TCP Performance with Vertical Handoff

With the proliferation of wireless and mobile devices equipped with multiple radio interfaces to connect to the Internet, vertical handoff involving different wireless access technologies will enable users to get the best of connectivity and service quality during the lifetime of a TCP connection. A vertical handoff may introduce an abrupt, significant change in the access link characteristics and as a result the end-to-end path characteristics such as the bandwidth and the round-trip time (RTT) of a TCP connection may change considerably. TCP may take several RTTs to adapt to these changes in path characteristics and during this interval there may be packet losses and / or inefficient utilization of the available bandwidth. In this thesis we study the behaviour and performance of TCP in the presence of a vertical handoff. We identify the different handoff scenarios that adversely affect TCP performance. We propose several enhancements to the TCP sender algorithm that are specific to the different handoff scenarios to adapt TCP better to a vertical handoff.
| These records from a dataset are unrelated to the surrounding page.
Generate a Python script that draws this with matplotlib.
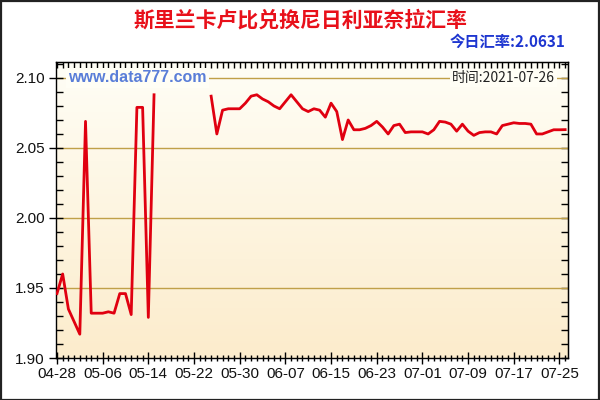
import numpy as np
import pandas as pd
import matplotlib
matplotlib.use("Agg")
import matplotlib.pyplot as plt
import matplotlib.dates as mdates
from matplotlib.patches import Rectangle
from matplotlib.ticker import MultipleLocator, NullFormatter

plt.rcParams['font.family'] = ['Liberation Sans', 'Noto Sans CJK SC', 'DejaVu Sans']

# ---------------- data ----------------
title = "斯里兰卡卢比兑换尼日利亚奈拉汇率"
today_label = "今日汇率:2.0631"
time_label = "时间:2021-07-26"
watermark = "www.data777.com"

dates = pd.date_range("2021-04-28", "2021-07-26", freq="D")
rates = [
    1.946, 1.960, 1.935, 1.926, 1.917, 2.069, 1.932, 1.932, 1.932, 1.933,   # 04-28 .. 05-07
    1.932, 1.946, 1.946, 1.931, 2.079, 2.079, 1.929, 2.088,                 # 05-08 .. 05-15
    None, None, None, None, None, None, None, None, None,                   # 05-16 .. 05-24
    2.087, 2.060, 2.077, 2.078, 2.078, 2.078, 2.082, 2.087, 2.088,          # 05-25 .. 06-02
    2.085, 2.083, 2.080, 2.078, 2.083, 2.088, 2.083, 2.078, 2.076, 2.078,   # 06-03 .. 06-12
    2.077, 2.072, 2.082, 2.076, 2.056, 2.070, 2.063, 2.063, 2.064, 2.066,   # 06-13 .. 06-22
    2.069, 2.065, 2.060, 2.066, 2.067, 2.061, 2.0615, 2.0615, 2.0615, 2.060,  # 06-23 .. 07-02
    2.063, 2.069, 2.0685, 2.067, 2.062, 2.067, 2.062, 2.059, 2.061, 2.0615,   # 07-03 .. 07-12
    2.0615, 2.060, 2.066, 2.067, 2.068, 2.0675, 2.0675, 2.067, 2.060, 2.060,  # 07-13 .. 07-22
    2.0615, 2.063, 2.063, 2.0631,                                           # 07-23 .. 07-26
]
values = np.array([np.nan if v is None else v for v in rates], dtype=float)

ymin, ymax = 1.90, 2.1114
major_y = 0.05
tick_start = pd.Timestamp("2021-04-28")

# ---------------- figure ----------------
fig = plt.figure(figsize=(6, 4), dpi=100)
fig.patch.set_facecolor("white")
fig.patches.append(Rectangle((0.001, 0.001), 0.997, 0.996, transform=fig.transFigure,
                             fill=False, edgecolor="#222222", linewidth=1.6, zorder=10))

ax = fig.add_axes([56/600, 1-358/400, 512/600, 296/400])

x0 = mdates.date2num(tick_start) - 0.17
x1 = mdates.date2num(dates[-1]) + 0.5
ax.set_xlim(x0, x1)
ax.set_ylim(ymin, ymax)

# gradient background
grad = np.linspace(0, 1, 256).reshape(-1, 1)
top_c = np.array([255, 254, 246]) / 255
bot_c = np.array([252, 236, 204]) / 255
img = top_c + (bot_c - top_c) * grad[:, :, None].repeat(1, axis=1)
ax.imshow(img, extent=[x0, x1, ymin, ymax], aspect="auto", origin="upper", zorder=0)

# grid lines
for yv in np.arange(1.95, 2.101, major_y):
    ax.axhline(yv, color="#C0A048", linewidth=1, zorder=1)

ax.plot(mdates.date2num(dates), values, color="#E00010", linewidth=2, zorder=3)

# ticks
major_dates = pd.date_range(tick_start, dates[-1], freq="8D")
ax.set_xticks(mdates.date2num(major_dates))
ax.set_xticklabels([d.strftime("%m-%d") for d in major_dates])
ax.xaxis.set_minor_locator(MultipleLocator(1))
ax.yaxis.set_major_locator(MultipleLocator(major_y))
ax.yaxis.set_minor_locator(MultipleLocator(0.01))
ax.yaxis.set_major_formatter(matplotlib.ticker.FormatStrFormatter("%.2f"))

ax.tick_params(axis="both", which="major", labelsize=11, colors="black", labelcolor="#111111")
ax.tick_params(axis="x", which="major", direction="inout", length=9, width=1, pad=2)
ax.tick_params(axis="x", which="minor", direction="inout", length=5, width=1)
ax.tick_params(axis="y", which="major", direction="inout", length=10, width=1, pad=3)
ax.tick_params(axis="y", which="minor", direction="in", length=5, width=1)

# top and right inward ticks
top = ax.secondary_xaxis("top")
top.xaxis.set_major_locator(MultipleLocator(1))
top.xaxis.set_major_formatter(NullFormatter())
top.tick_params(direction="in", length=4, width=1)
right = ax.secondary_yaxis("right")
right.yaxis.set_major_locator(MultipleLocator(0.01))
right.yaxis.set_major_formatter(NullFormatter())
right.tick_params(direction="in", length=5, width=1)

for s in ax.spines.values():
    s.set_color("black")
    s.set_linewidth(1)

# texts
fig.text(0.5, 1-20/400, title, ha="center", va="center", color="#E8101A",
         fontsize=15, fontweight="bold", family=["Noto Sans CJK SC", "DejaVu Sans"])
fig.text(565/600, 1-42/400, today_label, ha="right", va="center", color="#1E36D0",
         fontsize=11, fontweight="bold", family=["Noto Sans CJK SC", "DejaVu Sans"])
ax.text(0.024, 2.10, watermark, ha="left", va="center", color="#5A7ED8", fontsize=11.5,
        fontweight="bold", transform=ax.get_yaxis_transform(), zorder=4,
        bbox=dict(boxstyle="square,pad=0.15", facecolor="#FFFEF5", edgecolor="none"))
ax.text(0.975, 2.10, time_label, ha="right", va="center", color="#222222", fontsize=10,
        transform=ax.get_yaxis_transform(), zorder=4, family=["Noto Sans CJK SC", "DejaVu Sans"],
        bbox=dict(boxstyle="square,pad=0.15", facecolor="#FFFEF5", edgecolor="none"))

fig.savefig("out.png", dpi=100)
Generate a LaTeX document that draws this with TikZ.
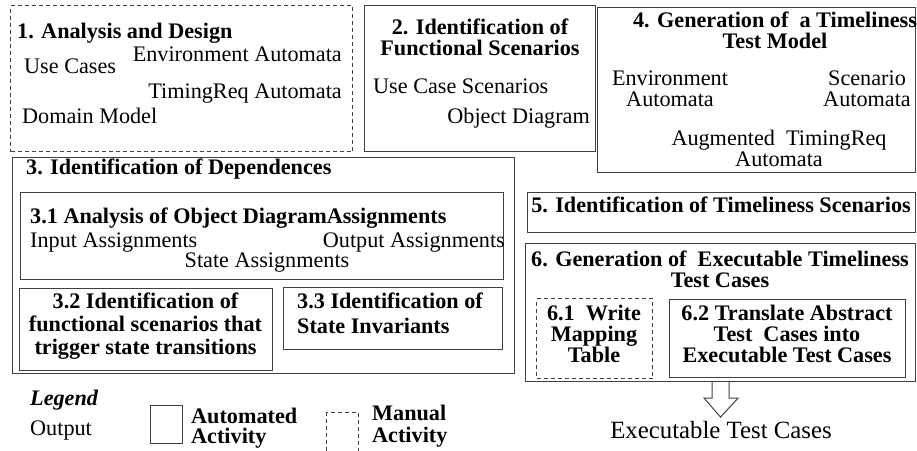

Our algorithms are conservative in nature and make use of cross-layer information obtained from the lower layers regarding the characteristics of the access links involved in a handoff. We evaluate the proposed algorithms by extensive simulation of the various handoff scenarios involving access links with a wide range of bandwidth and delay. We show that the proposed algorithms are effective in improving the TCP behaviour in various handoff scenarios and do not adversely affect the performance of TCP in the absence of cross-layer information.